|The Internet of Things and artificial intelligence are two powerful technologie. AI and IoT are more than buzzwords or trending topics in industrial automation (or in any other field) / Photo by: Teoh Chin Leong via 123RF|
The Internet of Things and artificial intelligence are two powerful technologies, said Bernard Marr of business news magazine Forbes. AI and IoT are more than buzzwords or trending topics in industrial automation (or in any other field), as noted by Janakiram MSV of Forbes. Both of them will have an impact on multiple industry verticals. When these two are combined, you get a more powerful technology known as AIoT. Think of IoT as the digital nervous system while AI is the system’s brain.
AIoT helps deliver intelligent and connected systems capable of correcting and healing themselves. The union of AI and IoT will reshape the future of industrial automation, leading to the Industry 4.0 revolution. Before we delve and appreciate the promises of AIoT, we must first understand how AI and IoT have become a potent combination in the tech world.
The Remarkable Power of AI and IoT
According to SAS, a leader in analytics, we can expect to see more than 55 million IoT devices by 2025, up from about 10 billion in 2018 and nine billion in 2017, as noted by Peter Newman of American business and financial news site Business Insider. That is more than four devices for every individual on the planet. Chris Pemberton of Global research firm Gartner revealed that more than 80% of enterprise IoT projects will include an AI component by 2022, up from 10%, as cited by SAS.
Moreover, companies that apply real-time AI to IoT data could “gain substantial business value,” which could include a 38% lift in profitability by 2035, stated Louis Columbus of Forbes. As for the AI industry itself, the sector will be valued at $190 billion by 2025 at a CAGR of 36.62% during the forecast period between 2018 and 2025, a sharp increase from $16.06 billion in 2017, said market research company Markets and Markets.
Moreover, commercial company McKinsey Global Insitute estimated that the IoT industry could have an economic impact of $3.9 trillion to $11.1 trillion by 2025 in various settings such as factories, retail, cities, and even the human body.
|According to SAS, a leader in analytics, we can expect to see more than 55 million IoT devices by 2025, up from about 10 billion in 2018 and nine billion in 2017, as noted by Peter Newman of American business and financial news site Business Insider / Photo by: scharfsinn86 via 123RF|
Understanding the Union of AI and IoT
When we talk about the Internet of Things, the “things” refer to refrigerators, digital assistants, sensors, wearable devices, and other equipment connected to the environment. These devices can be recognized by other devices. IoT gadgets can also process and collect data. Meanwhile, artificial intelligence refers to a system that can accomplish tasks or learn from data intelligently.

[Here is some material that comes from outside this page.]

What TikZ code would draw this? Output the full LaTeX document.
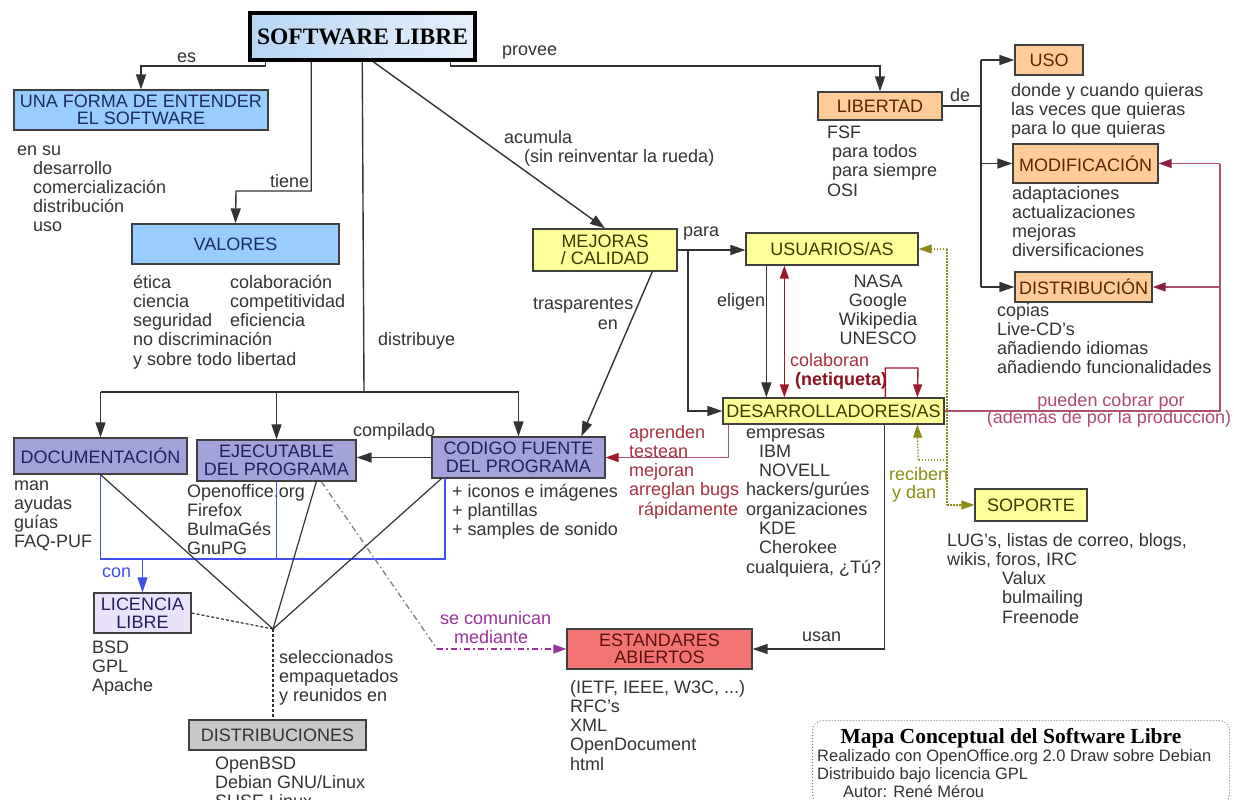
\documentclass[tikz,border=0pt]{standalone}
\usepackage{fontspec}
\setmainfont{Liberation Sans}
\newfontfamily\serifb{Liberation Serif}
\usetikzlibrary{arrows.meta,calc}
\definecolor{tx}{HTML}{333333}
\definecolor{ln}{HTML}{333333}
\definecolor{bd}{HTML}{404040}
\definecolor{tiA}{HTML}{B8D6F6}
\definecolor{tiB}{HTML}{E6F0FB}
\definecolor{bluef}{HTML}{99CCFF}
\definecolor{lavf}{HTML}{A3A3D9}
\definecolor{licf}{HTML}{EAE2F8}
\definecolor{orf}{HTML}{FFCC99}
\definecolor{yelf}{HTML}{FFFF99}
\definecolor{redf}{HTML}{F47474}
\definecolor{grayf}{HTML}{C8C8C8}
\definecolor{pinkl}{HTML}{B0506E}
\definecolor{pinkh}{HTML}{8E2048}
\definecolor{pinkt}{HTML}{B04878}
\definecolor{redl}{HTML}{A01828}
\definecolor{redt}{HTML}{A83040}
\definecolor{redk}{HTML}{8B1020}
\definecolor{oliv}{HTML}{8C8C14}
\definecolor{purp}{HTML}{993399}
\definecolor{bluel}{HTML}{4050F0}
\definecolor{navy}{HTML}{1C2C5C}
\definecolor{lavt}{HTML}{202060}
\definecolor{brn}{HTML}{5A2400}
\definecolor{olt}{HTML}{3A3A00}
\definecolor{redbt}{HTML}{5A1010}
\newcommand\fs{\fontsize{18}{19.3}\selectfont}
\newcommand\fsbox{\fontsize{18}{17.5}\selectfont}
\newcommand\fscred{\fontsize{16.5}{18}\selectfont}
\tikzset{
  box/.style={draw=bd, line width=1.3pt, inner sep=0pt, align=center, font=\fsbox},
  txt/.style={anchor=base west, inner sep=0pt, align=left, text=tx, font=\fs},
  conn/.style={draw=ln, line width=1.4pt},
  arr/.style={conn, -{Triangle[length=15pt,width=10pt]}},
  pinkconn/.style={draw=pinkl, line width=1.4pt},
  pinkarr/.style={pinkconn, -{Triangle[length=13pt,width=9pt,color=pinkh]}},
  redarr/.style={draw=redl, line width=1.4pt, {Triangle[length=13pt,width=9pt]}-{Triangle[length=13pt,width=9pt]}},
  loopr/.style={draw=redl, line width=1.4pt, -{Triangle[length=13pt,width=9pt]}},
  olconn/.style={draw=oliv, line width=1.2pt, dash pattern=on 1.5pt off 1.5pt},
  olarr/.style={olconn, -{Triangle[length=13pt,width=9pt]}},
  blconn/.style={draw=bluel, line width=1.2pt},
  blarr/.style={blconn, -{Triangle[length=15pt,width=10pt]}},
  dconn/.style={draw=ln, line width=1.2pt, dash pattern=on 3pt off 2pt},
  ddgray/.style={draw=gray, line width=1.3pt, dash pattern=on 6pt off 3pt on 1.5pt off 3pt},
  ddpurp/.style={draw=purp, line width=1.3pt, dash pattern=on 6pt off 3pt on 1.5pt off 3pt, -{Triangle[length=13pt,width=9pt]}}
}
\begin{document}
\begin{tikzpicture}[x=1pt,y=-1pt]
\useasboundingbox (0,0) rectangle (1234,800);
\fill[white] (0,0) rectangle (1234,800);

% ---------- boxes ----------
\node[box, draw=black, line width=3.5pt, left color=tiA, right color=tiB, minimum width=225pt, minimum height=47pt, font=\serifb\bfseries\fontsize{23.5}{24}\selectfont, text=black] (title) at (362.5,36.5) {SOFTWARE LIBRE};
\node[box, fill=bluef, text=navy, minimum width=254pt, minimum height=40pt] (forma) at (141,110) {UNA FORMA DE ENTENDER\\EL SOFTWARE};
\node[box, fill=bluef, text=navy, minimum width=207pt, minimum height=40pt] (valores) at (235.5,244) {VALORES};
\node[box, fill=orf, text=brn, minimum width=124pt, minimum height=28pt] (libertad) at (880,106) {LIBERTAD};
\node[box, fill=orf, text=brn, minimum width=68pt, minimum height=30pt] (uso) at (1049,60) {USO};
\node[box, fill=orf, text=brn, minimum width=145pt, minimum height=39pt] (modif) at (1085.5,163.5) {MODIFICACIÓN};
\node[box, fill=orf, text=brn, minimum width=137pt, minimum height=30pt] (distrib) at (1083.5,287) {DISTRIBUCIÓN};
\node[box, fill=yelf, text=olt, minimum width=144pt, minimum height=42pt] (mejoras) at (605,250) {MEJORAS\\/ CALIDAD};
\node[box, fill=yelf, text=olt, minimum width=172pt, minimum height=32pt] (usuarios) at (832,249) {USUARIOS/AS};
\node[box, fill=yelf, text=olt, minimum width=221pt, minimum height=26pt] (desarr) at (833.5,411) {DESARROLLADORES/AS};
\node[box, fill=yelf, text=olt, minimum width=112pt, minimum height=32pt] (soporte) at (1031,505) {SOPORTE};
\node[box, fill=redf, text=redbt, minimum width=185pt, minimum height=40pt] (estand) at (659.5,649) {ESTANDARES\\ABIERTOS};
\node[box, fill=lavf, text=lavt, minimum width=173pt, minimum height=36pt] (doc) at (100.5,456) {DOCUMENTACIÓN};
\node[box, fill=lavf, text=lavt, minimum width=159pt, minimum height=41pt] (ejec) at (276.5,460.5) {EJECUTABLE\\DEL PROGRAMA};
\node[box, fill=lavf, text=lavt, minimum width=173pt, minimum height=41pt] (codigo) at (518.5,457.5) {CODIGO FUENTE\\DEL PROGRAMA};
\node[box, fill=licf, text=lavt, minimum width=97pt, minimum height=40pt] (licencia) at (142.5,613) {LICENCIA\\LIBRE};
\node[box, fill=grayf, text=tx, minimum width=177pt, minimum height=30pt] (distros) at (277.5,735) {DISTRIBUCIONES};

% ---------- notes (position = baseline of the LAST line) ----------
\node[txt] (n1) at (17,155) {en su};
\node[txt] (n2) at (33,231.9) {desarrollo\\comercialización\\distribución\\uso};
\node[txt] (n3) at (133,365.2) {ética\\ciencia\\seguridad\\no discriminación\\y sobre todo libertad};
\node[txt] (n4) at (230,326.6) {colaboración\\competitividad\\eficiencia};
\node[txt] (n5) at (827,138) {FSF};
\node[txt] (n6) at (832,176.6) {para todos\\para siempre};
\node[txt] (n7) at (827,196) {OSI};
\node[txt] (n8) at (1011,134.6) {donde y cuando quieras\\las veces que quieras\\para lo que quieras};
\node[txt] (n9) at (1012,256.9) {adaptaciones\\actualizaciones\\mejoras\\diversificaciones};
\node[txt] (n10) at (997,373.9) {copias\\Live-CD's\\añadiendo idiomas\\añadiendo funcionalidades};
\node[txt, anchor=base, align=center] (n11) at (878,344.9) {NASA\\Google\\Wikipedia\\UNESCO};
\node[txt] (n12) at (746,438) {empresas};
\node[txt] (n13) at (759,476.6) {IBM\\NOVELL};
\node[txt] (n14) at (746,515.2) {hackers/gurúes\\organizaciones};
\node[txt] (n15) at (759,553.8) {KDE\\Cherokee};
\node[txt] (n16) at (746,573.1) {cualquiera, ¿Tú?};
\node[txt, text=redt] (n17) at (629,495.9) {aprenden\\testean\\mejoran\\arreglan bugs};
\node[txt, text=redt] (n18) at (638,515.2) {rápidamente};
\node[txt] (n19) at (452,535.6) {+ iconos e imágenes\\+ plantillas\\+ samples de sonido};
\node[txt] (n20) at (187,554.9) {Openoffice.org\\Firefox\\BulmaGés\\GnuPG};
\node[txt] (n21) at (14,547.9) {man\\ayudas\\guías\\FAQ-PUF};
\node[txt] (n22) at (92,691.6) {BSD\\GPL\\Apache};
\node[txt] (n23) at (279,701.6) {seleccionados\\empaquetados\\y reunidos en};
\node[txt] (n24) at (215,807.6) {OpenBSD\\Debian GNU/Linux\\SUSE Linux};
\node[txt] (n25) at (570,770.2) {(IETF, IEEE, W3C, ...)\\RFC's\\XML\\OpenDocument\\html};
\node[txt] (n26) at (947,565.3) {LUG's, listas de correo, blogs,\\wikis, foros, IRC};
\node[txt] (n27) at (1002,623.2) {Valux\\bulmailing\\Freenode};

% ---------- connector labels ----------
\node[txt] (l1) at (177,63) {es};
\node[txt] (l2) at (270,187) {tiene};
\node[txt] (l3) at (502,56) {provee};
\node[txt] (l4) at (504,143) {acumula};
\node[txt] (l5) at (524,162) {(sin reinventar la rueda)};
\node[txt] (l6) at (378,345) {distribuye};
\node[txt] (l7) at (683,236) {para};
\node[txt] (l8) at (717,306) {eligen};
\node[txt, text=redt] (l9) at (790,366) {colaboran};
\node[txt, text=redk, font=\fs\bfseries] (l10) at (795,385) {(netiqueta)};
\node[txt] (l11) at (533,309) {trasparentes};
\node[txt, anchor=base east] (l12) at (618,329) {en};
\node[txt] (l13) at (353,436) {compilado};
\node[txt, text=bluel] (l14) at (102,577) {con};
\node[txt, text=purp] (l15) at (440,624) {se comunican};
\node[txt, text=purp] (l16) at (454,643) {mediante};
\node[txt] (l17) at (802,641) {usan};
\node[txt, text=oliv] (l18) at (889,480) {reciben};
\node[txt, text=oliv] (l19) at (892,498) {y dan};
\node[txt, anchor=base, text=pinkt] (l20) at (1111,406) {pueden cobrar por};
\node[txt, anchor=base, text=pinkt] (l21) at (1109,423) {(además de por la producción)};
\node[txt] (l22) at (950,101) {de};

% ---------- connectors ----------
\draw[arr] ($(title.south west)+(17,0)$) |- (141,66) -- (forma.north);
\draw[arr] ($(title.south west)+(63,0)$) |- (236,191) -- (valores.north);
\coordinate (dj) at (364,392);
\draw[conn] ($(title.south west)+(114,0)$) -- (dj);
\draw[conn] (100.5,392) -- (518.5,392);
\draw[arr] (100.5,392) -- (doc.north);
\draw[arr] (276.5,392) -- (ejec.north);
\draw[arr] (518.5,392) -- (codigo.north);
\draw[arr] ($(title.south west)+(125,0)$) -- (mejoras.north);
\draw[arr] ($(title.south east)+(-26,0)$) |- (880,66) -- (libertad.north);
\coordinate (lj) at (981,106);
\draw[conn] (libertad.east) -- (lj);
\draw[conn] (981,60) -- (981,287);
\draw[arr] (981,60) -- (uso.west);
\draw[arr] (981,163.5) -- (modif.west);
\draw[arr] (981,287) -- (distrib.west);
\draw[arr] (mejoras.east) -- (mejoras.east -| usuarios.west);
\draw[arr] (688,250) |- (desarr.west);
\draw[arr] ($(usuarios.south west)+(21,0)$) -- ($(desarr.north west)+(44,0)$);
\draw[redarr] ($(usuarios.south west)+(39,0)$) -- ($(desarr.north west)+(62,0)$);
\draw[loopr] ($(desarr.north west)+(163,0)$) |- (918,368) -- ($(desarr.north west)+(195,0)$);
\draw[pinkconn, -{Triangle[length=13pt,width=9pt,color=redl]}] ($(desarr.south west)+(6,0)$) |- (codigo.east);
\draw[arr] ($(desarr.south west)+(162,0)$) |- (estand.east);
\coordinate (pj) at (1220,411);
\draw[pinkconn] (desarr.east) -- (pj) -- (1220,163.5);
\draw[pinkarr] (1220,163.5) -- (modif.east);
\draw[pinkarr] (1220,287) -- (distrib.east);
\coordinate (oa) at (947,249);
\coordinate (ob) at (947,505);
\coordinate (oc) at (947,460);
\draw[olarr] (oa) -- (usuarios.east);
\draw[olconn] (oa) -- (ob);
\draw[olarr] (ob) -- (soporte.west);
\draw[olconn] (oc) -- (918,460);
\draw[olarr] (918,460) -- ($(desarr.south west)+(195,0)$);
\draw[blconn] (doc.south) -- (100.5,559) -- (445,559) -- (445,478);
\draw[blconn] (ejec.south) -- (276.5,559);
\draw[blarr] (142.5,559) -- (licencia.north);
\coordinate (J) at (273,629);
\draw[conn, line width=1.2pt] (doc.south) -- (J);
\draw[conn, line width=1.2pt] ($(ejec.south west)+(120,0)$) -- (J);
\draw[conn, line width=1.2pt] ($(codigo.south west)+(10,0)$) -- (J);
\draw[dconn] (licencia.east) -- (J);
\draw[dconn] (J) -- (J |- distros.north);
\draw[ddgray] ($(ejec.south west)+(125,0)$) -- (437,649);
\draw[ddpurp] (437,649) -- (estand.west);
\draw[arr] (codigo.west) -- (codigo.west -| ejec.east);
\draw[arr] ($(mejoras.south west)+(120,0)$) -- ($(codigo.north west)+(150,0)$);

% ---------- credits ----------
\node[draw=gray, line width=1pt, dotted, rounded corners=10pt, minimum width=417pt, minimum height=84pt, anchor=north west, inner sep=0pt] (credits) at (812,720) {};
\node[anchor=base, inner sep=0pt, text=black, font=\serifb\bfseries\fontsize{21.5}{22}\selectfont] (c1) at (1011,743) {Mapa Conceptual del Software Libre};
\node[anchor=base west, inner sep=0pt, align=left, text=tx, font=\fscred] (c2) at (817,779) {Realizado con OpenOffice.org 2.0 Draw sobre Debian\\Distribuido bajo licencia GPL};
\node[anchor=base west, inner sep=0pt, text=tx, font=\fscred] (c3) at (843,797) {Autor: René Mérou};
\end{tikzpicture}
\end{document}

When AI is combined with IoT, it means that your devices can analyze data, make decisions, and act on that data without human involvement. They help facilitate efficiency and effectiveness, optimizing a system and generating better performance and business insights. Then, your device will create data that will help you make better decisions, which can be used as a “learning material” for the system. Therefore, it’s not surprising to know that the integration of IoT and smart systems make AIoT a powerful and significant tool in many use cases.
How AIoT is Used in Practical Settings
1. Retail – A camera system is equipped with computer vision capabilities in smart retail stores. The system can use facial recognition to identify customers as soon as they walk into the premises. It collects data such as gender, traffic flow, product preferences, and the like. The system then analyzes the data to accurately predict customer’s behavior and uses that data to make decisions regarding the store’s operations ranging from marketing to product placement.
For instance, if the store’s camera system detects that most of the customers are millennials, it can generate product advertisements or in-store specials that appeal to that specific demographic, thereby driving more profit. Further, smart cameras can also prompt customers to skip the checkout counter.
2. Traffic Management – There are practical uses of AIoT in smart cities such as traffic management by drones. Congestion can be minimized if traffic can be monitored in real-time. When drones are flown in a large area, they can send traffic data, enabling the AI to analyze the data and make decisions about how to optimally reduce congestions. With AI, the timing of traffic lights and speed limits can be adjusted without the help of humans.
For example, Alibaba’s cloud product ET City Brain leverages urban resources using AIoT. The firm’s system can detect illegal parking and accidents and change traffic lights to help ambulances get to their patients faster. In office buildings, some companies install a network of smart environmental sensors to detect personnel in the office. These sensors can also adjust the building’s temperature and lighting to improve energy efficiency.
3. Office Buildings – A smart building can also utilize facial recognition technology through the use of connected cameras and AI. The technology can compare photos taken in real-time against a database to determine which person should be granted access to a building. Likewise, employees do not need to clock in and attendance for mandatory meetings need not be manually recorded because AIoT will take care of that task.
Based on the above-mentioned statistics, we can expect the IoT and AI markets to grow rapidly in the future thanks to their increasing demand. Overall, AIoT will help revolutionize industries and fields such as retail, manufacturing, healthcare, and more.